“Fuochi nella notte dove tutto è possibile”; “fuochi per impedire che le anime dei morti, tornando sulla terra, possano prendersi i corpi dei vivi”; maschere mostruose, demoni e scheletri.
Tutto questo per celebrare, nel mondo e in Italia, la fine dell’estate (dato il tempo è proprio il caso di dirlo), usando indosso i colori dell’autunno, della fine della mietitura.
E ancora, “dolcetto o scherzetto”, che vuol dire in realtà, “maledizione o godimento”; frase che i sacerdoti druidi rivolgevano ai pastori e contadini celti e alle loro famiglie.
Sì, perché questa antichissima festa pagana è arrivata negli Usa (che ce l’hanno rispedita al mittente) con gli irlandesi, diventando gradualmente una festa condivisa, generalizzata, che esalta il gusto del macabro, del chic, del travestimento (concetto attualmente molto di moda), sempre attraente per le persone e specialmente per i più piccoli.
Se infatti chiediamo a chiunque, ti spaventa più un santo o un demone, la risposta è ovvia. La paura attira, affascina. E la maschera, per gli psicologi, come vi diranno in ogni occasione, è solo un modo per esorcizzare la morte.

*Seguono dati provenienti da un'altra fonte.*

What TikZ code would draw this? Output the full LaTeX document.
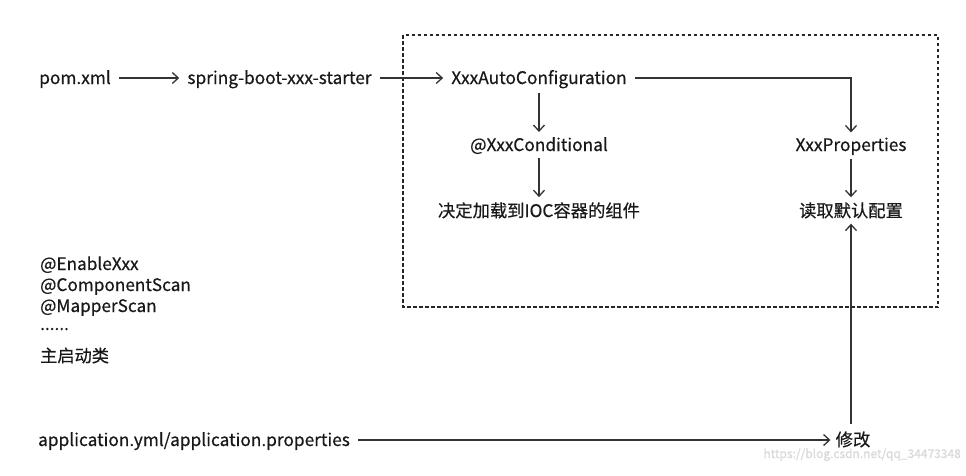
\documentclass[tikz,border=0pt]{standalone}
\usepackage{fontspec}
\setmainfont{Noto Sans CJK SC}[FakeBold=0.5]
\usetikzlibrary{arrows.meta}
\begin{document}
\begin{tikzpicture}[x=1pt,y=-1pt,
  lbl/.style={font=\fontsize{17.3}{20}\selectfont, text=black!90, inner sep=2pt, anchor=base},
  lst/.style={font=\fontsize{17.2}{20}\selectfont, text=black!90, inner sep=0pt, anchor=base west},
  arr/.style={draw=black!80, line width=1.4pt, -{Straight Barb[length=6pt,width=11pt,line width=1.3pt]}},
  frame/.style={draw=black!85, line width=1.2pt, dash pattern=on 3.5pt off 2.5pt}]
\useasboundingbox (0,0) rectangle (966,475);
\fill[white] (0,0) rectangle (966,475);
% dashed frame
\draw[frame] (403,35) rectangle (938,307);
% main row
\node[lbl] (pom) at (75,84) {pom.xml};
\node[lbl] (starter) at (279.5,84) {spring-boot-xxx-starter};
\node[lbl] (auto) at (539,84) {XxxAutoConfiguration};
\node[lbl] (cond) at (539,151) {@XxxConditional};
\node[lbl] (comp) at (539,217) {决定加载到IOC容器的组件};
\node[lbl] (prop) at (851,151) {XxxProperties};
\node[lbl] (read) at (851,217) {读取默认配置};
\node[lbl] (app) at (194,446) {application.yml/application.properties};
\node[lbl] (mod) at (853,446) {修改};
% list
\node[lst] (l1) at (40,270) {@EnableXxx};
\node[lst] (l2) at (40,291) {@ComponentScan};
\node[lst] (l3) at (40,312) {@MapperScan};
\node[lst] (l4) at (40,330) {......};
\node[lst] (l5) at (40,362) {主启动类};
% watermark
\node[font=\fontsize{12}{14}\selectfont, text=black!15, anchor=base east, inner sep=0pt] (wm) at (961,458) {https://blog.csdn.net/qq\_34473348};
% arrows
\coordinate (a1s) at (120,78); \coordinate (a1e) at (175,78);
\coordinate (modtop) at (851,424);
\draw[arr] (pom.east |- a1s) ++(6,0) -- ([xshift=-6pt]starter.west |- a1e);
\draw[arr] ([xshift=6pt]starter.east |- a1s) -- ([xshift=-6pt]auto.west |- a1e);
\draw[arr] ([yshift=-2pt]auto.south) -- ([yshift=3pt]cond.north);
\draw[arr] ([yshift=-2pt]cond.south) -- ([yshift=3pt]comp.north);
\draw[arr] ([xshift=6pt]auto.east |- a1s) -| ([yshift=3pt]prop.north);
\draw[arr] ([yshift=-2pt]prop.south) -- ([yshift=3pt]read.north);
\draw[arr] ([xshift=6pt]app.east |- 0,440) -- ([xshift=-3pt]mod.west |- 0,440);
\draw[arr] (modtop) -- ([yshift=-3pt]read.south);
\end{tikzpicture}
\end{document}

Considerazione scontata: possibile che noi europei, con la nostra tradizione storica, culturale, religiosa, dobbiamo meccanicamente imitare tutto quello che viene dall’estero, in omaggio alla nostra idiota e scimmiesca esterofilia? Quasi una vergogna permanente per noi stessi.
E perché proprio la notte prima del giorno dei santi? Guarda caso questa festa pagana, rivestita di stucchevole consumismo, approfittando dell’innocenza dei ragazzi e del contagio di un globalismo mediatico uniforme sull’argomento, è diventata quasi un rito obbligato.
Qualche solone new age, o neo-pagano fuori tempo massimo, o amante dei sincretismi, dirà che i celti sono venuti prima dei cristiani in Europa. E che il cattolicesimo si è sovrapposto al passato, in ottica egemonica, come ha fatto con le chiese sui templi. Giusto, ma quella religione si è esaurita, restano solo le sue legittime radici storiche, la nostra religione no. E’ ancora il collante vivo di molti popoli, il loro tratto identitario. La verità è che la vogliono esaurire, svuotare, delegittimare, usando ogni pretesto, pure una sorta di neo-paganesimo moderno, da baraccone, per sostituirla (ecco il disegno) con un’altra, una nuova religione: il materialismo ateo, l’economia e la società del desiderio, delle pulsioni dell’io.
Le famiglie italiane, i padri e le madri che, felici e superficiali, accompagnano i figli ai festeggiamenti, si rendono conto del significato di Halloween? O anche loro immersi in una bolla infantile e ludica, da eterno cartone animato borghese o da cartolina modello-famiglia del Mulino bianco, non sono più capaci di svolgere un minimo ruolo pedagogico? Sanno insegnare il bene e il male?
Oppure sono definitivamente ostaggio dei figli e dello spirito del tempo?
Traduciamo le parole-chiave di Halloween: “Fuochi nella notte dove tutto è possibile”; ancora una volta il mistero giocato come alibi per lo sballo, lo sfogo, la liberazione da ogni regola, norma sociale, consuetudine culturale, anche legge. Ma soprattutto, una liberazione morale: senza morale tutto è possibile. Lo sballo, nel senso di uscita dalla realtà, nelle sue trasversali declinazioni (alcol, droga, evasione, divertimento totale), è ormai la cifra della nostra modernità.
E ancora: “Fuochi per impedire che le anime dei morti, tornando sulla terra, possano prendersi qualche corpo dei vivi”: il contrario del concetto cattolico della resurrezione dei morti (il percorso inverso di Halloween), che non tornano sulla terra, non mangiano i vivi, ma vanno e andranno in altra direzione. Dalla terra al cielo.
Infine, “maledizione o godimento” (banalizzati in “dolcetto o scherzetto”): due facce della stessa medaglia negativa: il godimento è male, il male è godimento, trasgressione, rottura col bene. Bene deviato, rovesciato dietro la gradevolezza del gioco e del divertimento.
Cos’altro da aggiungere? La festa di Halloween si commenta da sola.
E ciò che è davvero sconsolante, per concludere, è assistere a tale buffonata pure nei locali di alcune chiese italiane. Magari animate da sacerdoti con le zucche in testa.